> Just build all the sensor drivers into
> the kernel, not modules but built in.

A simpler way:

- make sure you have CONFIG_I2C_CHARDEV=y, CONFIG_I2C_HELPER_AUTO=y and
select the correct I2C hardware bus drivers for your platform
(CONFIG_I2C_I801 for most recent Intel chipsets and CONFIG_I2C_PIIX4 for
most recent AMD chipsets; reading the help text of the various drivers
should point you in the right direction);

- emerge sys-apps/lm_sensors

- run sensors-detect

- enable the drivers for all the things sensors-detect finds. Hopefully
you won't have any unsupported chips...

- you can then add lm_sensors to the default runlevel, so that it loads
the correct modules during the boot process.

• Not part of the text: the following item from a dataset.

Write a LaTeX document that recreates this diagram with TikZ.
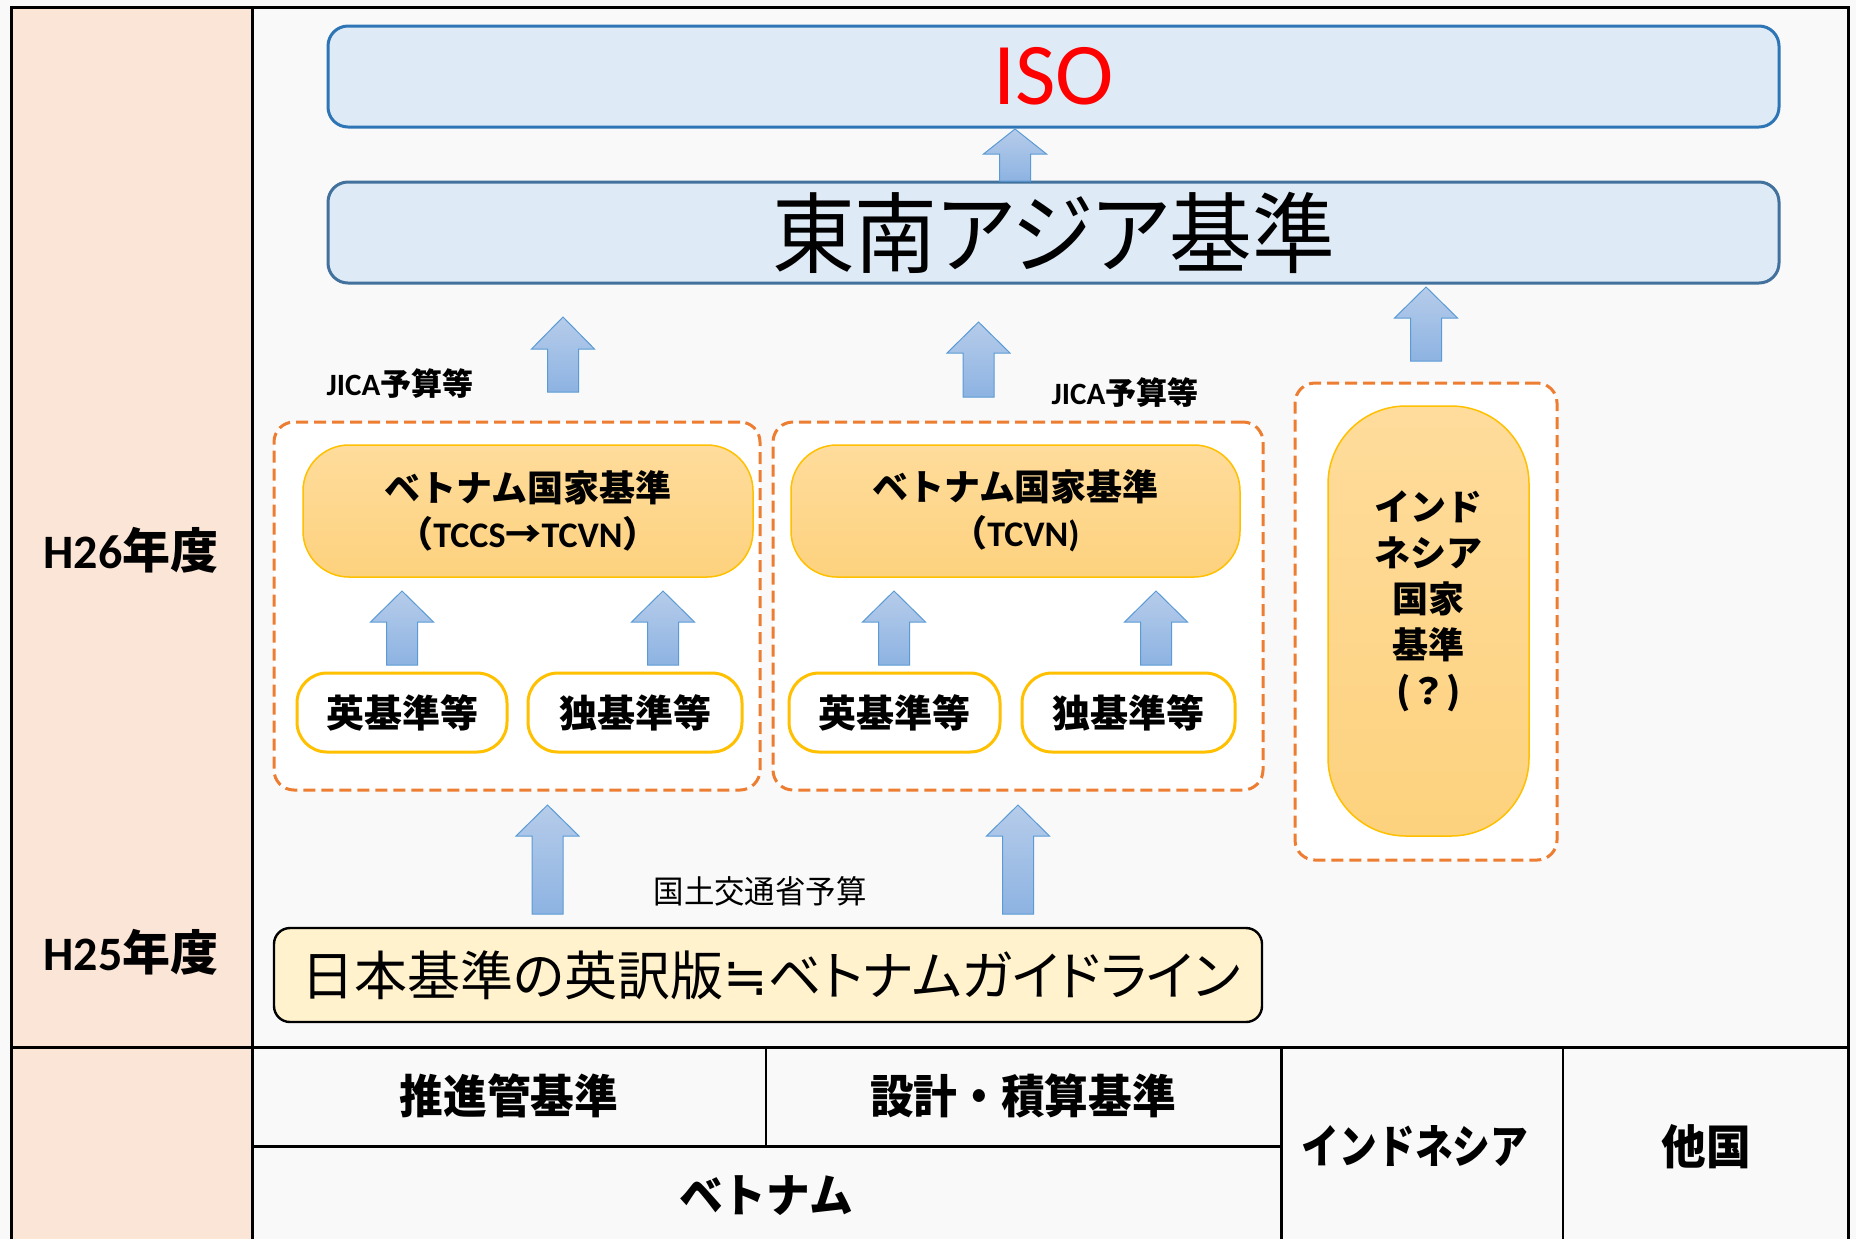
\documentclass[tikz,border=0pt]{standalone}
\usepackage{fontspec}
\usepackage{graphicx}
\setmainfont{Noto Sans CJK JP}
\newfontfamily\carl{Carlito}
\newfontfamily\dejavu{DejaVu Sans}
\newfontfamily\jpp[RawFeature={+palt}]{Noto Sans CJK JP}
\newfontfamily\jpps[RawFeature={+palt}, FakeStretch=0.94]{Noto Sans CJK JP}
\newfontfamily\jpc[FakeStretch=0.95]{Noto Sans CJK JP}
\newfontfamily\jpn[FakeStretch=0.82]{Noto Sans CJK JP}
\newcommand\fs[2]{\fontsize{#1}{#2}\selectfont}
\definecolor{bgc}{HTML}{F9F9F9}
\definecolor{peach}{HTML}{FBE5D6}
\definecolor{bluefill}{HTML}{DEEBF7}
\definecolor{isoborder}{HTML}{2E75B6}
\definecolor{seaborder}{HTML}{41719C}
\definecolor{dorange}{HTML}{ED7D31}
\definecolor{gold}{HTML}{FFC000}
\definecolor{ortop}{HTML}{FFDC9C}
\definecolor{orbot}{HTML}{FDD27E}
\definecolor{cream}{HTML}{FFF2CC}
\definecolor{arrtop}{HTML}{B6CCEA}
\definecolor{arrbot}{HTML}{8DB3E2}
\definecolor{arrline}{HTML}{5B9BD5}
\tikzset{
  bluebox/.style={draw, line width=1.5pt, fill=bluefill, rounded corners=10pt, inner sep=0pt, outer sep=0pt, minimum width=725.5pt, minimum height=50.5pt},
  dashbox/.style={draw=dorange, line width=1.5pt, dash pattern=on 6pt off 3pt, fill=white, rounded corners=10pt, inner sep=0pt, outer sep=0pt},
  orbox/.style={draw=gold, line width=0.75pt, top color=ortop, bottom color=orbot, rounded corners=23pt, inner sep=0pt, outer sep=0pt, align=center, font=\bfseries\fs{18}{23}},
  stdbox/.style={draw=gold, line width=1.5pt, fill=white, rounded corners=15pt, inner sep=0pt, outer sep=0pt, minimum height=39.5pt, font=\bfseries\fs{19}{19}},
  barrowsty/.style={draw=arrline, line width=0.5pt, top color=arrtop, bottom color=arrbot},
  tline/.style={line width=1.5pt, black},
  tlinethin/.style={line width=1pt, black},
}
\newcommand\barrow[4]{%
  \draw[barrowsty] (#1-15.5,#4) -- (#1-15.5,#3) -- (#1-31.5,#3) -- (#1,#2) -- (#1+31.5,#3) -- (#1+15.5,#3) -- (#1+15.5,#4) -- cycle;}
\begin{document}
\begin{tikzpicture}[x=0.5pt, y=-0.5pt]
\useasboundingbox (0,0) rectangle (1856,1239);
% background
\fill[bgc] (0,0) rectangle (1856,1239);
\fill[peach] (11,7) rectangle (252,1239);
% frame and table lines
\draw[tline] (11,1239) -- (11,7) -- (1848,7) -- (1848,1239);
\draw[tline] (252,7) -- (252,1239);
\draw[tline] (11,1047) -- (1848,1047);
\draw[tline] (252,1146) -- (1281,1146);
\draw[tlinethin] (766,1047) -- (766,1146);
\draw[tline] (1281,1047) -- (1281,1239);
\draw[tlinethin] (1563,1047) -- (1563,1239);
% top boxes
\node[bluebox, draw=isoborder, text=red, font=\carl\fs{44}{44}] (iso) at (1053.5,76.5) {ISO};
\node[bluebox, draw=seaborder, font=\jpps\fs{44}{44}] (sea) at (1053.5,232.5) {東南アジア基準};
% dashed groups
\node[dashbox, minimum width=243pt, minimum height=184pt] (grp1) at (517,606) {};
\node[dashbox, minimum width=245pt, minimum height=184pt] (grp2) at (1018,606) {};
\node[dashbox, minimum width=131pt, minimum height=238.5pt] (grp3) at (1426,621.5) {};
% national standards
\node[orbox, minimum width=225pt, minimum height=66pt] (vn1) at (528,511) {ベトナム国家基準\\（{\carl\bfseries TCCS}→{\carl\bfseries TCVN}）};
\node[orbox, minimum width=224.5pt, minimum height=66pt] (vn2) at (1015.5,511) {ベトナム国家基準\\（{\carl\bfseries TCVN)}};
\node[orbox, rounded corners=39pt, minimum width=100.5pt, minimum height=215pt] (indo) at (1428.5,621) {};
\node[align=center, font=\bfseries\fs{18}{23}] (indotxt) at (1428.5,601) {インド\\ネシア\\国家\\基準\\({？})};
% source standards
\node[stdbox, minimum width=105pt] (en1) at (402,712.5) {英基準等};
\node[stdbox, minimum width=107pt] (de1) at (635,712.5) {独基準等};
\node[stdbox, minimum width=105.5pt] (en2) at (894.5,712.5) {英基準等};
\node[stdbox, minimum width=106.5pt] (de2) at (1128.5,712.5) {独基準等};
% guideline
\node[draw, line width=1.2pt, fill=cream, rounded corners=8pt, inner sep=0pt, minimum width=494pt, minimum height=47pt, font=\jpp\fs{26.5}{26.5}] (jp) at (768,975) {\hspace{3pt}日本基準の英訳版{\dejavu ≒}ベトナムガイドライン};
% labels
\node[font=\bfseries\fs{15.5}{15.5}] (jica1) at (400,384) {{\carl\bfseries JICA}予算等};
\node[font=\bfseries\fs{15.5}{15.5}] (jica2) at (1125,393) {{\carl\bfseries JICA}予算等};
\node[font=\jpc\fs{16}{16}] (mlit) at (760,891) {国土交通省予算};
\node[font=\bfseries\fs{24}{24}] (h26) at (131,550) {{\carl\bfseries H26}年度};
\node[font=\bfseries\fs{24}{24}] (h25) at (131,952) {{\carl\bfseries H25}年度};
% table
\node[font=\jpc\bfseries\fs{23}{23}] (t1) at (509,1096) {推進管基準};
\node[font=\jpc\bfseries\fs{23}{23}] (t2) at (1023,1096) {設計・積算基準};
\node[font=\jpc\bfseries\fs{23}{23}] (t3) at (766,1196) {ベトナム};
\node[font=\jpn\bfseries\fs{23}{23}] (t4) at (1415,1146) {インドネシア};
\node[font=\jpc\bfseries\fs{23.5}{23.5}] (t5) at (1706,1147) {他国};
% block arrows
\barrow{1015}{129}{154}{181}
\barrow{563}{317}{349}{392}
\barrow{978.5}{322}{353}{397}
\barrow{1426}{287}{318}{361}
\barrow{402}{591}{622}{665}
\barrow{663}{591}{622}{665}
\barrow{894}{591}{622}{665}
\barrow{1156}{591}{622}{665}
\barrow{547.5}{805}{836}{914}
\barrow{1018}{805}{836}{914}
\end{tikzpicture}
\end{document}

The final step is to configure the software you use to display the
sensor readings. It is usually a matter of attaching the correct labels
to the various inputs, and possibly tweaking the scaling factors so that
the readings match those shown by the BIOS; as the details depend on the
specific manufacturer and model of your board, this will usually be a
trial and error process, although google might help you. The comments in
/etc/sensor3.conf, which controls software using the libraries provided
by lm_sensors, are also a useful source of information.

> cat /sys/devices/platform/

This will miss those sensors which do not appear as a platform device
(e.g. the AMD k10 on-die temperature sensors, which is a PCI device).